The History of Orlando Furioso was acted as early as 1591, and probably written some time before. The plot was partly founded on Ariosto’s romance, partly invented by Greene himself. The action, or what stands for such, is conducted with the wildest license, and shows no sense or idea of dramatic truth, but only a prodigious straining after stage effect; the writer trying, apparently, how many men of different nations, European, African, and Asiatic, he could huddle in together, and how much love, rivalry, and fighting he could put them through in the compass of five Acts. As for the fury of Orlando, it is as far from the method of madness as from the logic of reason; being none other than the incoherent jargon of one endeavouring to talk stark nonsense.
Alphonsus, King of Arragon, belongs, by internal marks, to about the same period as the preceding, but is not known to have been printed till 1597. Each Act opens with a chorus by Venus. Medea, also, is employed to work enchantments, and raises Homer’s Calchas, who comes forth “clad in a white surplice and a cardinal’s mitre.” This play, too, is crammed from first to last brimful of tumult and battle; the scene changing between Italy and Turkey with admirable lawlessness; and Christians of divers nations, Turks, and a band of Amazonian warriors, bestriding the stage with their monstrous din.
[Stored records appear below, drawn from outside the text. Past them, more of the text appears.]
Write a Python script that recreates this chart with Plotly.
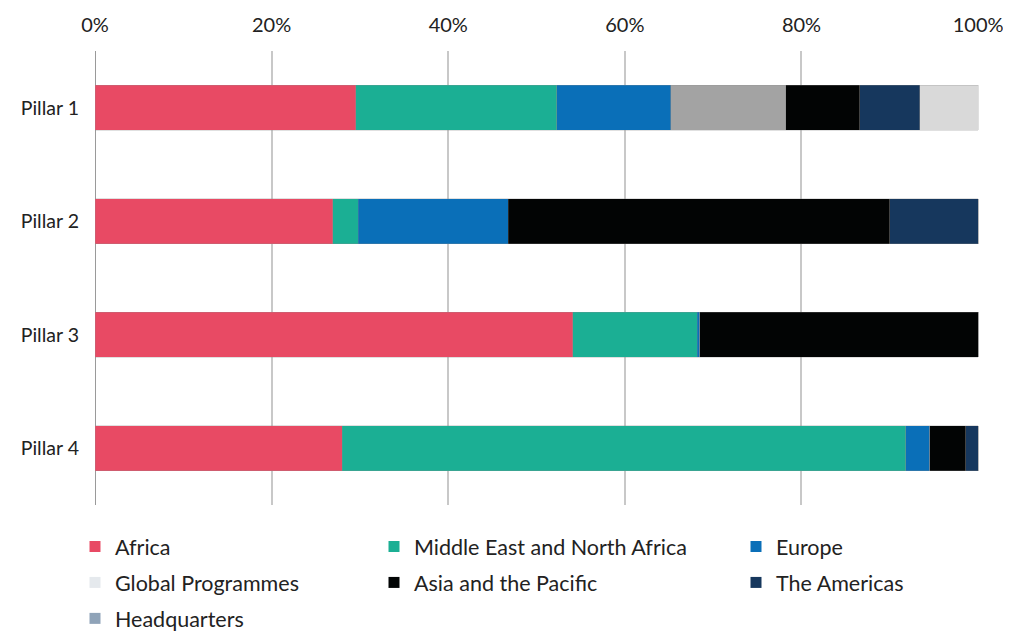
import plotly.graph_objects as go

pillars = ["Pillar 1", "Pillar 2", "Pillar 3", "Pillar 4"]

regions = ["Africa", "Middle East and North Africa", "Europe", "Global Programmes",
           "Asia and the Pacific", "The Americas", "Headquarters"]

# share (%) of each region per pillar
africa = [29.5, 26.9, 54.1, 28.0]
mena = [22.8, 2.9, 14.1, 63.8]
europe = [12.9, 17.0, 0.3, 2.7]
global_prog = [13.0, 0.0, 0.0, 0.0]
asia = [8.4, 43.2, 31.5, 4.1]
americas = [6.8, 10.0, 0.0, 1.4]
headquarters = [6.6, 0.0, 0.0, 0.0]

values = [africa, mena, europe, global_prog, asia, americas, headquarters]

bar_colors = ["#e84a64", "#1baf94", "#0a6fb8", "#a3a3a3", "#020404", "#16375d", "#d9d9d9"]
legend_colors = ["#e84a64", "#1baf94", "#0a6fb8", "#e5e9ed", "#020404", "#16375d", "#8fa3b8"]
legend_ids = ["legend", "legend2", "legend3", "legend", "legend2", "legend3", "legend"]

xticks = [0, 20, 40, 60, 80, 100]
xticklabels = ["0%", "20%", "40%", "60%", "80%", "100%"]

FONT = "Lato"
W, H = 1003, 624

fig = go.Figure()
for name, vals, col in zip(regions, values, bar_colors):
    fig.add_trace(go.Bar(
        y=pillars, x=vals, name=name, orientation="h",
        marker=dict(color=col, line=dict(color="rgba(140,140,140,0.45)", width=0.6)),
        width=0.4, showlegend=False, legendgroup=name,
    ))

for name, col, lg in zip(regions, legend_colors, legend_ids):
    fig.add_trace(go.Scatter(
        x=[None], y=[None], mode="markers", name=name,
        marker=dict(symbol="square", size=11, color=col),
        legend=lg, legendgroup=name, showlegend=True,
    ))

leg_common = dict(
    orientation="v", yanchor="top", y=1 - 518 / H, yref="container",
    xanchor="left", xref="container",
    font=dict(family=FONT, size=21.5, color="#222222"),
    tracegroupgap=5, bgcolor="rgba(0,0,0,0)", itemclick=False,
)

fig.update_layout(
    barmode="stack",
    width=W, height=H,
    margin=dict(l=87, r=32, t=43, b=127, autoexpand=False),
    plot_bgcolor="white", paper_bgcolor="white",
    font=dict(family=FONT, size=19, color="#222222"),
    legend=dict(leg_common, x=67 / W),
    legend2=dict(leg_common, x=366 / W),
    legend3=dict(leg_common, x=728 / W),
    xaxis=dict(
        side="top", range=[0, 100.1], tickvals=xticks, ticktext=xticklabels,
        showgrid=True, gridcolor="#c8c8c8", gridwidth=1.5,
        zeroline=True, zerolinecolor="#9a9a9a", zerolinewidth=1.2,
        showline=False, ticks="", ticklabelstandoff=14, automargin=False,
        ticklabeloverflow="allow",
        tickfont=dict(family=FONT, size=20, color="#222222"),
        fixedrange=True,
    ),
    yaxis=dict(
        categoryorder="array", categoryarray=pillars, autorange="reversed",
        showgrid=False, zeroline=False, showline=False, ticks="",
        ticklabelstandoff=15, automargin=False,
        tickfont=dict(family=FONT, size=19.5, color="#222222"),
        fixedrange=True,
    ),
)

fig.write_html("out.html")
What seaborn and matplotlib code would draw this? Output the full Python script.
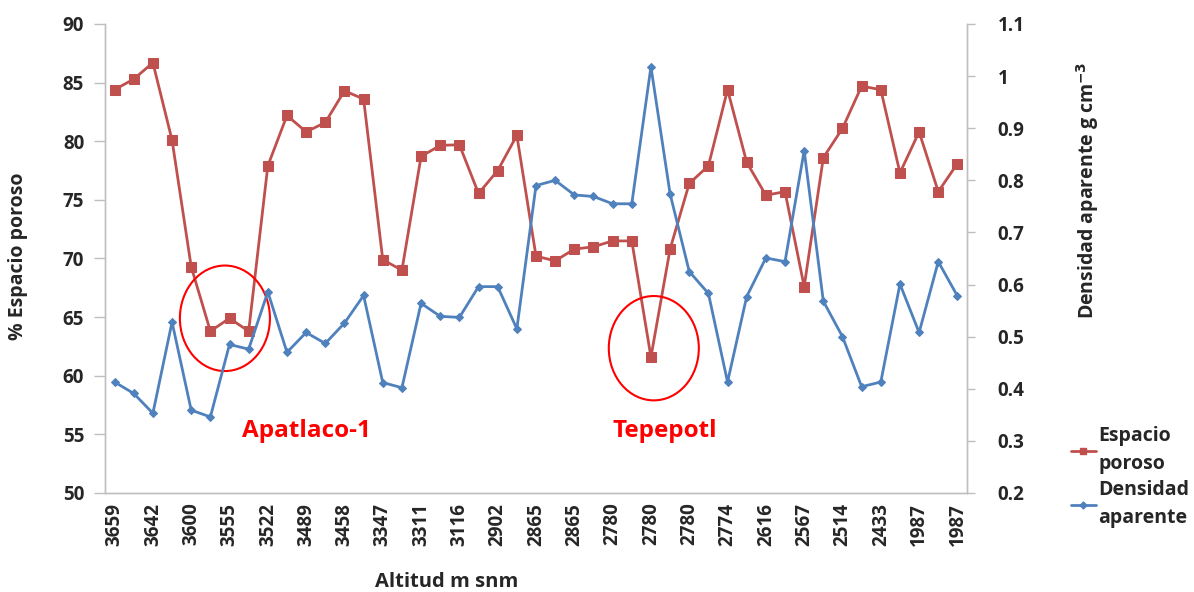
import numpy as np
import pandas as pd
import seaborn as sns
import matplotlib
matplotlib.use("Agg")
import matplotlib.pyplot as plt
from matplotlib.patches import Ellipse
from matplotlib.lines import Line2D

# ---- data ----
tick_labels = ["3659", "3642", "3600", "3555", "3522", "3489", "3458", "3347",
               "3311", "3116", "2902", "2865", "2865", "2780", "2780", "2780",
               "2774", "2616", "2567", "2514", "2433", "1987", "1987"]

espacio_poroso = [84.4, 85.3, 86.7, 80.1, 69.3, 63.8, 64.9, 63.8, 77.9, 82.2,
                  80.8, 81.6, 84.3, 83.6, 69.9, 69.0, 78.7, 79.65, 79.7, 75.55,
                  77.5, 80.5, 70.2, 69.8, 70.8, 71.0, 71.5, 71.5, 61.6, 70.8,
                  76.4, 77.9, 84.4, 78.2, 75.4, 75.7, 67.6, 78.6, 81.1, 84.7,
                  84.4, 77.3, 80.8, 75.7, 78.1]

densidad_aparente = [0.413, 0.391, 0.353, 0.528, 0.359, 0.346, 0.485, 0.476, 0.586, 0.470,
                     0.508, 0.487, 0.526, 0.579, 0.412, 0.402, 0.564, 0.539, 0.537, 0.596,
                     0.596, 0.515, 0.790, 0.800, 0.772, 0.769, 0.755, 0.755, 1.018, 0.774,
                     0.625, 0.583, 0.413, 0.577, 0.651, 0.644, 0.857, 0.568, 0.500, 0.404,
                     0.413, 0.601, 0.508, 0.644, 0.578]

idx = np.arange(len(espacio_poroso))
df = pd.DataFrame({"muestra": idx, "espacio": espacio_poroso, "densidad": densidad_aparente})

RED = "#C0504D"
BLUE = "#4F81BD"
GRAY = "#BFBFBF"

sns.set_style("white")
plt.rcParams["font.family"] = ["Open Sans", "DejaVu Sans"]
plt.rcParams["font.weight"] = "bold"
plt.rcParams["mathtext.default"] = "bf"

FS = 13.5
LFS = 14

W, H = 1194, 592
fig = plt.figure(figsize=(W / 100, H / 100), dpi=100)
ax = fig.add_axes([105 / W, (H - 493) / H, 862 / W, 469 / H])
ax2 = ax.twinx()

sns.lineplot(data=df, x="muestra", y="espacio", ax=ax, color=RED, linewidth=2,
             marker="s", markersize=6.5, markeredgecolor=RED, zorder=3)
sns.lineplot(data=df, x="muestra", y="densidad", ax=ax2, color=BLUE, linewidth=2,
             marker="D", markersize=4.5, markeredgecolor=BLUE, zorder=3)

ax.set_xlim(-0.5, len(idx) - 0.5)
ax.set_ylim(50, 90)
ax2.set_ylim(0.2, 1.1)

ax.set_yticks(np.arange(50, 91, 5))
rt = np.round(np.arange(0.2, 1.11, 0.1), 1)
ax2.set_yticks(rt)
ax2.set_yticklabels([f"{v:g}" for v in rt])

ax.set_xticks(idx[::2])
ax.set_xticklabels(tick_labels, rotation=90)
ax.set_xticks(np.arange(-0.5, len(idx), 1.0), minor=True)
ax.tick_params(axis="x", which="major", length=0, pad=7, labelsize=FS)
ax.tick_params(axis="x", which="minor", length=6, color=GRAY, width=1)
ax.tick_params(axis="y", length=8, color=GRAY, width=1, labelsize=FS, pad=7)
ax2.tick_params(axis="y", length=6, color=GRAY, width=1, labelsize=FS, pad=16)

for a in (ax, ax2):
    for s in a.spines.values():
        s.set_color(GRAY)
        s.set_linewidth(1)
    a.spines["top"].set_visible(False)
    a.set_xlabel("")
    a.set_ylabel("")
    for lab in a.get_xticklabels() + a.get_yticklabels():
        lab.set_fontweight("bold")

ax.grid(False)
ax2.grid(False)

# annotations
ax.add_patch(Ellipse((5.76, 64.9), 4.7, 9.0, fill=False, edgecolor="red", linewidth=1.5, zorder=4))
ax.add_patch(Ellipse((28.15, 62.35), 4.7, 8.9, fill=False, edgecolor="red", linewidth=1.5, zorder=4))
ax.text(10.0, 55.3, "Apatlaco-1", color="red", fontsize=17.5, fontweight="bold", ha="center", va="center")
ax.text(28.7, 55.3, "Tepepotl", color="red", fontsize=17.5, fontweight="bold", ha="center", va="center")

# axis titles
fig.text(18 / W, 1 - 256 / H, "% Espacio poroso", rotation=90, ha="center", va="center",
         fontsize=LFS, fontweight="bold")
fig.text(1088 / W, 1 - 190 / H, "Densidad aparente g cm$^{\\mathbf{-3}}$", rotation=90,
         ha="center", va="center", fontsize=LFS, fontweight="bold")
fig.text(447 / W, 1 - 582 / H, "Altitud m snm", ha="center", va="center",
         fontsize=LFS + 0.5, fontweight="bold")

# legend
handles = [Line2D([], [], color=RED, linewidth=2, marker="s", markersize=5),
           Line2D([], [], color=BLUE, linewidth=2, marker="D", markersize=3.5)]
leg = fig.legend(handles, ["Espacio\nporoso", "Densidad\naparente"], loc="upper left",
                 bbox_to_anchor=(1063 / W, 1 - 418 / H), frameon=False,
                 prop={"size": 14, "weight": "bold"}, handlelength=1.3,
                 handletextpad=0.1, labelspacing=0.3, borderaxespad=0)
for t in leg.get_texts():
    t.set_linespacing(1.55)

fig.savefig("out.png", dpi=100)
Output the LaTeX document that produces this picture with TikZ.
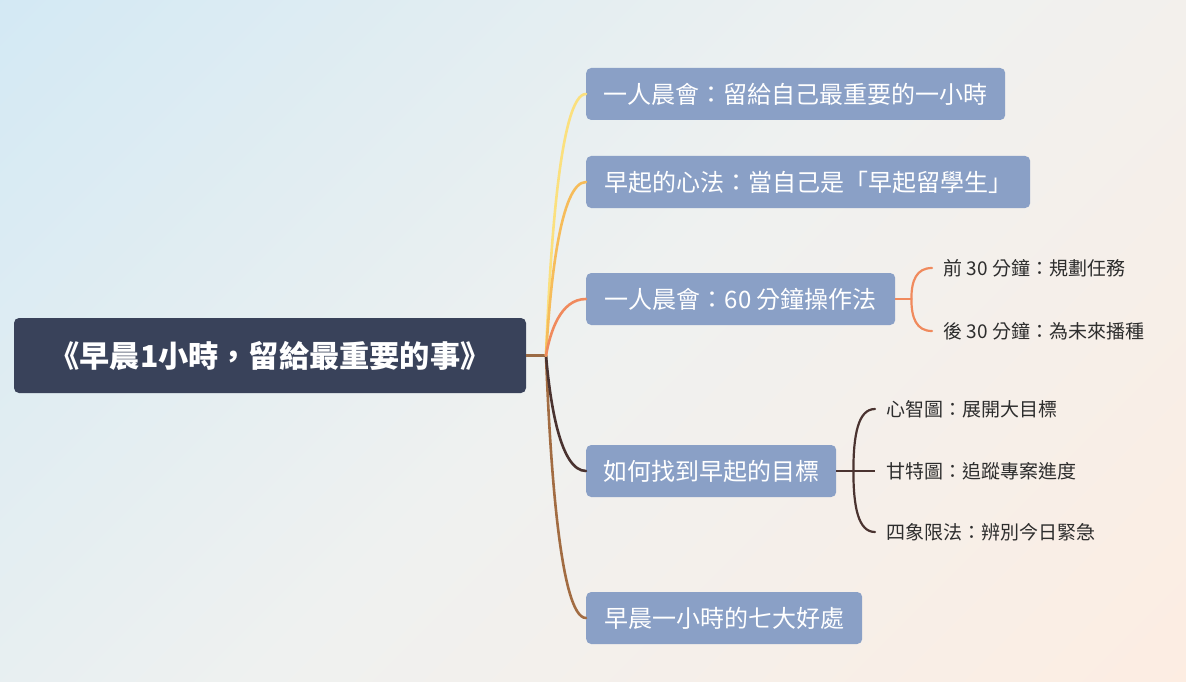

Both of these pieces are mainly in blank-verse, with a frequent interspersing of couplets. In the latter piece, allusion is made to “the mighty Tamburlaine,” thus indicating the height which Greene was striving to reach, if not surpass. In fact, both pieces have plenty of Marlowe’s thunder, but none of his lightning. Even the blank-verse reads like that of one accustomed to rhyme, and unable to get out of his wonted rut. And the versification runs, throughout, in a stilted monotony, the style being made thick and turgid with high-sounding epithets; while we have a perfect flux of learned impertinence. As for truth, nature, character, poetry, we look for them in vain; though there is much, in the stage noise and parade, that might keep the multitude from perceiving the want of them.